Por um tempo, King considerou tornar os vilões de o O Instituto o mesmo grupo que caçou o pirocinético Charlie McGee em A Incendiária, dos anos 1980.
“Pensei no começo: ‘Bem, eu vou fazer eles serem A Oficina, eles que estão prendendo essas crianças'”, diz ele. “Mas então pensei: ‘Não, eu realmente não quero que isso seja um acordo do governo’.” Em vez disso, ele decidiu que os antagonistas deveriam ser fanáticos do capital privado.
Então, quando King se aproximou da conclusão do livro no verão passado, as coisas ficaram estranhas. Os acontecimentos gerais de O Instituto começaram a se assemelhar ao que estava acontecendo na vida real: Crianças, buscando asilo na fronteira, estavam sendo removidas de seus pais sob a política de separação familiar do governo. “Tudo o que posso dizer é que escrevi na Era Trump. Eu senti cada vez mais a sensação de que pessoas fracas, desprovidas de privilégios e pessoas que não são o padrão americano branco estão sendo marginalizadas”, diz King. “E em algum momento durante o trabalho no livro, Trump realmente começou a prender as crianças.” Pelo menos sete crianças morreram sob custódia da imigração desde que a política foi exercida. “Isso foi assustador para mim, porque era realmente como eu estava escrevendo”, King diz. “Mas eu não quero que você diga que isso estava na minha mente quando eu escrevi o livro, porque eu não sou uma pessoa que quer escrever alegorias como A Revolução dos Bichos ou 1984.”
Como qualquer um dos 5.4 milhões de seguidores de King no Twitter podem atestar, ele prefere guardar suas opiniões para as mídias sociais.

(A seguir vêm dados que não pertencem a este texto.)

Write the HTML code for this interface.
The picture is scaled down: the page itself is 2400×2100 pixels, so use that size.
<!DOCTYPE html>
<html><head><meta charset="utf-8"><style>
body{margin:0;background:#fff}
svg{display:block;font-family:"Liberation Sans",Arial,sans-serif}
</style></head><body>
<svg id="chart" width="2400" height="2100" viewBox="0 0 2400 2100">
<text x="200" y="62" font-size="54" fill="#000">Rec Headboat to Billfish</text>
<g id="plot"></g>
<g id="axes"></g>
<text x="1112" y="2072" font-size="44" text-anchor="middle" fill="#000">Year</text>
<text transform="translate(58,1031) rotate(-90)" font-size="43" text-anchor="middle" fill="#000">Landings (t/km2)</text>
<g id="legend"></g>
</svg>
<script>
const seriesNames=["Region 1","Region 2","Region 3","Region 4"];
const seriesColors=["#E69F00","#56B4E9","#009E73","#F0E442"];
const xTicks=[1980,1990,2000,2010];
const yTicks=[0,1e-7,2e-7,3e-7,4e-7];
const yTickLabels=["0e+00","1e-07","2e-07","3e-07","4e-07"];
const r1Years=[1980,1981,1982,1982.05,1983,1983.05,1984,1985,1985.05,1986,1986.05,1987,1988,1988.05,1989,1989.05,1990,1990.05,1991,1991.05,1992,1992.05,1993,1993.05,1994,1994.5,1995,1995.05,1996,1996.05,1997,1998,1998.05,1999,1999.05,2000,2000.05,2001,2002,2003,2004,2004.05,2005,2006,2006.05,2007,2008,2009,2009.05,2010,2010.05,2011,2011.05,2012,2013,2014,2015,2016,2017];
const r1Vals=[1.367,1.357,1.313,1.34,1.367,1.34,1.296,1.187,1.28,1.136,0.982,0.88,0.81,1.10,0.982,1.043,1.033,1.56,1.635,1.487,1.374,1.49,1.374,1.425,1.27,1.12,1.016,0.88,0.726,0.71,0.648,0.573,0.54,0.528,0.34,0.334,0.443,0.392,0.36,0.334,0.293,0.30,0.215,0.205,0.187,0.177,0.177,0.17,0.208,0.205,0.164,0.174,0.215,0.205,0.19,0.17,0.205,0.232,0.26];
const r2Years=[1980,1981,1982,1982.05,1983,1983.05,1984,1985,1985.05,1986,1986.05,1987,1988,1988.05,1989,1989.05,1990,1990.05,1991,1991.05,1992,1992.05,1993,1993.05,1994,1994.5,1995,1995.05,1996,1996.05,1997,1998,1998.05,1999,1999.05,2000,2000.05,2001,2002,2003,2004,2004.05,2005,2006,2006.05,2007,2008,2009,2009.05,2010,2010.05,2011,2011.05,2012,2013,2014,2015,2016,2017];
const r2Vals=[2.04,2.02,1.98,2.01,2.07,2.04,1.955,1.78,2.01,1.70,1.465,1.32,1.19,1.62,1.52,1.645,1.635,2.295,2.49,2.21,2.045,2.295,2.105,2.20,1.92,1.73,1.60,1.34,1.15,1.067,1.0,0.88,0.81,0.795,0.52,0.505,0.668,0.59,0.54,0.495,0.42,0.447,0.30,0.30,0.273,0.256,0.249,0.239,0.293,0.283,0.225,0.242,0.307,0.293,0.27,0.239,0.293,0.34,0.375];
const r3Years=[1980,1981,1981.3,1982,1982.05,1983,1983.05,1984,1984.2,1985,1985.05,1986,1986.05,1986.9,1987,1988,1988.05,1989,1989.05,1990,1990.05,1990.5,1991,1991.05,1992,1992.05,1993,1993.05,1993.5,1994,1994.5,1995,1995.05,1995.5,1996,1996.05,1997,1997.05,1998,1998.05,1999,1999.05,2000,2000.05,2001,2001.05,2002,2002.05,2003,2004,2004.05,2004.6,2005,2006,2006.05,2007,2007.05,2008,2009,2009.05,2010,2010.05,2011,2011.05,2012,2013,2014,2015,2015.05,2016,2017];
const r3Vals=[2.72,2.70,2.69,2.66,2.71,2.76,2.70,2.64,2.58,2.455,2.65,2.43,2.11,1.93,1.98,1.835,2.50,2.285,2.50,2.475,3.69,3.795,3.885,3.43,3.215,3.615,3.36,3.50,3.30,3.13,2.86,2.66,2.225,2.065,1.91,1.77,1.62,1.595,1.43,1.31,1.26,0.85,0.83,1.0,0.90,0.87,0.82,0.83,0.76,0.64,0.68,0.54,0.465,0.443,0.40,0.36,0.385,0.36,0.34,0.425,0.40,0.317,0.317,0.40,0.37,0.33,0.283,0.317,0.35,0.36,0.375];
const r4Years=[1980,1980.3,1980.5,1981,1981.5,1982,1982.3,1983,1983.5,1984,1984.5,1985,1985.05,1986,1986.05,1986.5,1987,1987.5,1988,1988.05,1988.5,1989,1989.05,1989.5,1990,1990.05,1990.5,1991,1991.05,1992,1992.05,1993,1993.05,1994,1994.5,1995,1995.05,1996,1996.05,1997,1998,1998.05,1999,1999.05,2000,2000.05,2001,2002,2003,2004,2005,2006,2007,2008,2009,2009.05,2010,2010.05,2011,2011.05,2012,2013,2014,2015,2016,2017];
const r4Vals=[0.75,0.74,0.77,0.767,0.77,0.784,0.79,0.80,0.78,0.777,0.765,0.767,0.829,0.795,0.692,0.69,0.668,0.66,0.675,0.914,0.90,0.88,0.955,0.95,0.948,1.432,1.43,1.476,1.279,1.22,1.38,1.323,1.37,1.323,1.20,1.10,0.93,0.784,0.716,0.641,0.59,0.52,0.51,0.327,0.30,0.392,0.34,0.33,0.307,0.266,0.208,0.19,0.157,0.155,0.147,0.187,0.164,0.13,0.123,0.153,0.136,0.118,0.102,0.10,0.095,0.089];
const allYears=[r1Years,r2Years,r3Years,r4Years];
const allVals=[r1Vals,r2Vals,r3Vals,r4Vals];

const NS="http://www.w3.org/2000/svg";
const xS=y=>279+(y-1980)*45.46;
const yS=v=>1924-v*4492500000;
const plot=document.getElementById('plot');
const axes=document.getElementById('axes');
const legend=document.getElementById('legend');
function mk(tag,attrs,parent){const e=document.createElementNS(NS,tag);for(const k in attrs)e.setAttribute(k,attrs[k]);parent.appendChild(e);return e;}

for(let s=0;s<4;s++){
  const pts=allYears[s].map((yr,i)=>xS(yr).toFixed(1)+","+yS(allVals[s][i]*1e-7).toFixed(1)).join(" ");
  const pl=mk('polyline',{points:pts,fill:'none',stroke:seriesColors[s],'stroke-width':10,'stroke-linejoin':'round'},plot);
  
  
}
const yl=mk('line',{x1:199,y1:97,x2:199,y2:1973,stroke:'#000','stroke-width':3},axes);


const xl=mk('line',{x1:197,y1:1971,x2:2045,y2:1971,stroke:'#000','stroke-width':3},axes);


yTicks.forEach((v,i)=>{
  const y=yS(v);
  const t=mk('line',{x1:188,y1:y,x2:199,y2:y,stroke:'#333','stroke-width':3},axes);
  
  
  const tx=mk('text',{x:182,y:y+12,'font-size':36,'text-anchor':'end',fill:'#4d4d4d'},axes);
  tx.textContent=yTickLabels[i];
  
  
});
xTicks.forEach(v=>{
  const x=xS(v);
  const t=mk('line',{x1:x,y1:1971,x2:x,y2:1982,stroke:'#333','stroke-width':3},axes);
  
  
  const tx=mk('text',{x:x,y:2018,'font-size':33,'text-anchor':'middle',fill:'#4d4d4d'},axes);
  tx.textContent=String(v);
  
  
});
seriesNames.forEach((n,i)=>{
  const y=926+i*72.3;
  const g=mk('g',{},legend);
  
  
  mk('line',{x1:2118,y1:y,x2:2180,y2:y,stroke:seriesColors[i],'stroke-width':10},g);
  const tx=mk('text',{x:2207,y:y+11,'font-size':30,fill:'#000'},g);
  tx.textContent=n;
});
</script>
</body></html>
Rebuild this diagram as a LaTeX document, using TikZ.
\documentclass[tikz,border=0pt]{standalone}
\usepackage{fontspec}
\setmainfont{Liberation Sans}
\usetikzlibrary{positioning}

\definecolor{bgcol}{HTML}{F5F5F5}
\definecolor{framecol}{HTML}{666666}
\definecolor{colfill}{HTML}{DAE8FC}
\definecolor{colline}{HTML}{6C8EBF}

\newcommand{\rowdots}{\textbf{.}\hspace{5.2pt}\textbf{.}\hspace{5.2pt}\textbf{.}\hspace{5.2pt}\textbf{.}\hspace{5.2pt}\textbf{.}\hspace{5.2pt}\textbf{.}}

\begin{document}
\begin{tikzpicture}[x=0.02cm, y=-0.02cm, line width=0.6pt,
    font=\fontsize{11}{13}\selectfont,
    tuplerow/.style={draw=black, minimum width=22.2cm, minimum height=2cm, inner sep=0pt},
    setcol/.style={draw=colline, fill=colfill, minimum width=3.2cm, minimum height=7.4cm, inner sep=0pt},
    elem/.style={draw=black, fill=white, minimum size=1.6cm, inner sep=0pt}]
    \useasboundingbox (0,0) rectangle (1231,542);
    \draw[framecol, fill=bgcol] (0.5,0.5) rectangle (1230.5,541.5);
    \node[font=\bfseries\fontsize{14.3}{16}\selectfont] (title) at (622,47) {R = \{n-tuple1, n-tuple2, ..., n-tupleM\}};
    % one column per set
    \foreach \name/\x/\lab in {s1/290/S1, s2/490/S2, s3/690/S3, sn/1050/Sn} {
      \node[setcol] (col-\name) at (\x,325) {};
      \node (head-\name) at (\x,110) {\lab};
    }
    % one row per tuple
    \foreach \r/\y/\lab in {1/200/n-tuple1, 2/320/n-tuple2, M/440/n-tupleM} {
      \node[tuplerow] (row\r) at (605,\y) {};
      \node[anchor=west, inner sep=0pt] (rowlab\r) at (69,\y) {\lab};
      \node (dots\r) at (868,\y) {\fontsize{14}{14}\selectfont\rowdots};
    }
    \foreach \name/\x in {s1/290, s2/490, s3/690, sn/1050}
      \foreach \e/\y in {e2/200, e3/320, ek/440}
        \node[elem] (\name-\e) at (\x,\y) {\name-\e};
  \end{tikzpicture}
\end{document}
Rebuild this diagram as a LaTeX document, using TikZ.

Os romances são um lugar para explorar a natureza humana, não os eventos atuais. “Mas se você diz a verdade sobre como as pessoas se comportam, às vezes você descobre que a vida realmente imita a arte”, diz ele. “Eu acho que, neste caso, isso realmente aconteceu.”
King não afirma ter habilidades psíquicas ou ter visões do futuro, mas pode possuir um poder extra-sensorial que parece estar em falta: empatia.